Begin with the first line of the material and write out each line exactly, ending with the line that contains "-0.16, 0.00, 0.17];". Pictures are not part of the copy.

- [RAW DATA]
_ _ _ _ _ _ _
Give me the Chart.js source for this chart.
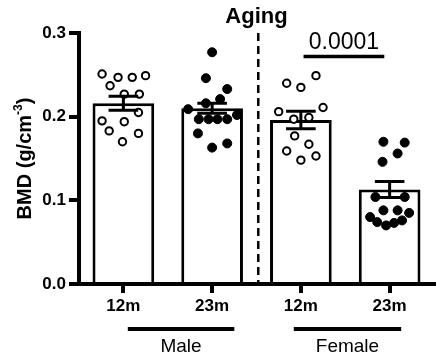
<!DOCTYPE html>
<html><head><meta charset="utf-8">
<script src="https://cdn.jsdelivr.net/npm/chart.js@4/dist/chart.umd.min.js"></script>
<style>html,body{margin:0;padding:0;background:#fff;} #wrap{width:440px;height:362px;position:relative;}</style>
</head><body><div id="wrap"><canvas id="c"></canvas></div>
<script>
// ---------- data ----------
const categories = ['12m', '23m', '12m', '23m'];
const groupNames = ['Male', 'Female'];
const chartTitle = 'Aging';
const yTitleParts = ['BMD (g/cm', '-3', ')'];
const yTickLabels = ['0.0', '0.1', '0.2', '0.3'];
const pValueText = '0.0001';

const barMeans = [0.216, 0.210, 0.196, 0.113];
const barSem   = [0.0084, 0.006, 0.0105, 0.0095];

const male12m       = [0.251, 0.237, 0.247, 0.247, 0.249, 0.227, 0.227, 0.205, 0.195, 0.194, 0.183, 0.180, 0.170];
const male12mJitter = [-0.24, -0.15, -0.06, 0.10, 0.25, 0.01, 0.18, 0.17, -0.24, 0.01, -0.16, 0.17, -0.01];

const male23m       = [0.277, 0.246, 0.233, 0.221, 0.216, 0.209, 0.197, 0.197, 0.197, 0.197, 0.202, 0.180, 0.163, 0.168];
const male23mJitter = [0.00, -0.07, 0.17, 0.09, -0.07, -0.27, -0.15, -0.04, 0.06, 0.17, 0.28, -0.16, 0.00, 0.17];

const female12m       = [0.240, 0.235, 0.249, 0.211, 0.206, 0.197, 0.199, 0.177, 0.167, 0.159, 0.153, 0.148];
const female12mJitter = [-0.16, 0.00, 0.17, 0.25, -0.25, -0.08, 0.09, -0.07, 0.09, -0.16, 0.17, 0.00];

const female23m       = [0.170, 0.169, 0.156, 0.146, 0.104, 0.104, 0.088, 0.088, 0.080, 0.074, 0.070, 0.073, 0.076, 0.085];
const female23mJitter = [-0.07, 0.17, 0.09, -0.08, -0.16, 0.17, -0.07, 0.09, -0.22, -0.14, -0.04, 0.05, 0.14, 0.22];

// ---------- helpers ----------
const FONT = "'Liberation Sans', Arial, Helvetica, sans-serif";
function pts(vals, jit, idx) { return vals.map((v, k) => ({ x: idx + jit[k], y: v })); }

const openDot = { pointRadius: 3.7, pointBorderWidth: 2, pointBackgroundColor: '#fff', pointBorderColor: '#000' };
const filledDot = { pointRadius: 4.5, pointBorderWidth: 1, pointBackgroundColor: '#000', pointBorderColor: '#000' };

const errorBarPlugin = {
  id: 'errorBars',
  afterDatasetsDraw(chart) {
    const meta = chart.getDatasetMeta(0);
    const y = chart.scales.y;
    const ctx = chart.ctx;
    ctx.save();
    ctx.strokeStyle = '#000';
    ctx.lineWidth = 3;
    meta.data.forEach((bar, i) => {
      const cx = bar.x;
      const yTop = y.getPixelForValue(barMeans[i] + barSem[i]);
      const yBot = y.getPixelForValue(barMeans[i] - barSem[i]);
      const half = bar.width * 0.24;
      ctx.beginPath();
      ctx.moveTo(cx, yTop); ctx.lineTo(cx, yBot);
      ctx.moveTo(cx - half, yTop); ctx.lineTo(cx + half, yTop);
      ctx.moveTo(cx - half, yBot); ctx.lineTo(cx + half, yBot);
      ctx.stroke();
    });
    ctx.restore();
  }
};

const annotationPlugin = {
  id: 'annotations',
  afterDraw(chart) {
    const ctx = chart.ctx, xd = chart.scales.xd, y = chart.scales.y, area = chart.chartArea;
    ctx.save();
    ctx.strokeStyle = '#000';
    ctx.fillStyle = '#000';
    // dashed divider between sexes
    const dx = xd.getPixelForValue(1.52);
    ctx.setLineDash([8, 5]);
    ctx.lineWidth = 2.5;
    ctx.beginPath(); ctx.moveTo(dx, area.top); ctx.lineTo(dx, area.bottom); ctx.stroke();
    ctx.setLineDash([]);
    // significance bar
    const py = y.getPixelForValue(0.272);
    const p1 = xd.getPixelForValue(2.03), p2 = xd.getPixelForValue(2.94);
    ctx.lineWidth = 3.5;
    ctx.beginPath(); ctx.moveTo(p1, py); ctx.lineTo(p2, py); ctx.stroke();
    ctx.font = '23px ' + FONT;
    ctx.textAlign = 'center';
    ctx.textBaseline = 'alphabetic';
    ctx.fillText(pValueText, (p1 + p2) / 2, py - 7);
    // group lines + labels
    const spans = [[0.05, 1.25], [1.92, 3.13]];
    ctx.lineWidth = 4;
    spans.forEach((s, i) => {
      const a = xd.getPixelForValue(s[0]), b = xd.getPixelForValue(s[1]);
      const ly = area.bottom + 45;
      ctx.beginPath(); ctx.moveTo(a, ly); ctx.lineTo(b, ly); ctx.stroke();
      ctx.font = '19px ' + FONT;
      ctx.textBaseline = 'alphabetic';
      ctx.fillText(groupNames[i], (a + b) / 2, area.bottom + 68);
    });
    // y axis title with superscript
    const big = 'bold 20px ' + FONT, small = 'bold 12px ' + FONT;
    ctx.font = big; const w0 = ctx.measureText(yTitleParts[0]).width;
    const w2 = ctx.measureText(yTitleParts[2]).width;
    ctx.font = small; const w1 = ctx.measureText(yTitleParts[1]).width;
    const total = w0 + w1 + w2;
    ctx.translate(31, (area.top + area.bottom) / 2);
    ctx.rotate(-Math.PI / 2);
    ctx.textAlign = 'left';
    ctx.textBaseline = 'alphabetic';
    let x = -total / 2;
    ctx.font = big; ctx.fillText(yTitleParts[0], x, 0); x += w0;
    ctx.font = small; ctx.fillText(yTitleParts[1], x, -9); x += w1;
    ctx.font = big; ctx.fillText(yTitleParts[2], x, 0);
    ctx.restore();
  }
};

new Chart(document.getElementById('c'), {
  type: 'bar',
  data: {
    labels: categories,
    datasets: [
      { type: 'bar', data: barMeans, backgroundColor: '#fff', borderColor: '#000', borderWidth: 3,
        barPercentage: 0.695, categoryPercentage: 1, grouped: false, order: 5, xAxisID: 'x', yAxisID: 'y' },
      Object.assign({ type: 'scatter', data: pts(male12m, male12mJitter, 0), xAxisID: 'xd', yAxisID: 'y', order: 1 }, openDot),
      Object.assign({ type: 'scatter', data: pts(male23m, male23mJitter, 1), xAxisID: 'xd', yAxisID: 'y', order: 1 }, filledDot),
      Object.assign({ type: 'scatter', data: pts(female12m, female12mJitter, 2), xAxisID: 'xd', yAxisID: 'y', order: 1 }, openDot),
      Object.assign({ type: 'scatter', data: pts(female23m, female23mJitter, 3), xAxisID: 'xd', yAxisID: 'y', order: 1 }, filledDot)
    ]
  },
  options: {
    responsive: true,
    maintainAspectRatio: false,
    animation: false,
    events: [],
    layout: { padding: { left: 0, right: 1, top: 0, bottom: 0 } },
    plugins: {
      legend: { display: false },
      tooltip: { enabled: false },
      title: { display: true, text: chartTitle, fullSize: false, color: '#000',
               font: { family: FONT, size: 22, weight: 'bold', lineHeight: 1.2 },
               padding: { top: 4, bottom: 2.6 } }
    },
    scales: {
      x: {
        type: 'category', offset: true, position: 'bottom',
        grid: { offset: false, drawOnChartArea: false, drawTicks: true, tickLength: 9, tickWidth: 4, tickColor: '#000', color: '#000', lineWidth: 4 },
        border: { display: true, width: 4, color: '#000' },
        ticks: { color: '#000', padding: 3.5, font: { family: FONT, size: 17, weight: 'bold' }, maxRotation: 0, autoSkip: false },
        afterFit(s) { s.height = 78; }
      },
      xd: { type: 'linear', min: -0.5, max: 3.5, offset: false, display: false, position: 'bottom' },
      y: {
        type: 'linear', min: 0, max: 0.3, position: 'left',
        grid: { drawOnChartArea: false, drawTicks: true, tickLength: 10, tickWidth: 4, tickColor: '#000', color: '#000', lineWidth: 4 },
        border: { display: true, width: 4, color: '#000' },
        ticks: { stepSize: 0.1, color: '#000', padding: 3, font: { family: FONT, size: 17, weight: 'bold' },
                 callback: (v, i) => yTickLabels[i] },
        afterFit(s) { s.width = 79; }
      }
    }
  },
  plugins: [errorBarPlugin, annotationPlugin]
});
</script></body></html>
_ _ _ _ _ _ _
- [CORRECT ANSWER]
Give me the Chart.js source for this chart.
<!DOCTYPE html>
<html><head><meta charset="utf-8">
<script src="https://cdn.jsdelivr.net/npm/chart.js@4/dist/chart.umd.min.js"></script>
<style>html,body{margin:0;padding:0;background:#fff;} #wrap{width:440px;height:362px;position:relative;}</style>
</head><body><div id="wrap"><canvas id="c"></canvas></div>
<script>
// ---------- data ----------
const categories = ['12m', '23m', '12m', '23m'];
const groupNames = ['Male', 'Female'];
const chartTitle = 'Aging';
const yTitleParts = ['BMD (g/cm', '-3', ')'];
const yTickLabels = ['0.0', '0.1', '0.2', '0.3'];
const pValueText = '0.0001';

const barMeans = [0.216, 0.210, 0.196, 0.113];
const barSem   = [0.0084, 0.006, 0.0105, 0.0095];

const male12m       = [0.251, 0.237, 0.247, 0.247, 0.249, 0.227, 0.227, 0.205, 0.195, 0.194, 0.183, 0.180, 0.170];
const male12mJitter = [-0.24, -0.15, -0.06, 0.10, 0.25, 0.01, 0.18, 0.17, -0.24, 0.01, -0.16, 0.17, -0.01];

const male23m       = [0.277, 0.246, 0.233, 0.221, 0.216, 0.209, 0.197, 0.197, 0.197, 0.197, 0.202, 0.180, 0.163, 0.168];
const male23mJitter = [0.00, -0.07, 0.17, 0.09, -0.07, -0.27, -0.15, -0.04, 0.06, 0.17, 0.28, -0.16, 0.00, 0.17];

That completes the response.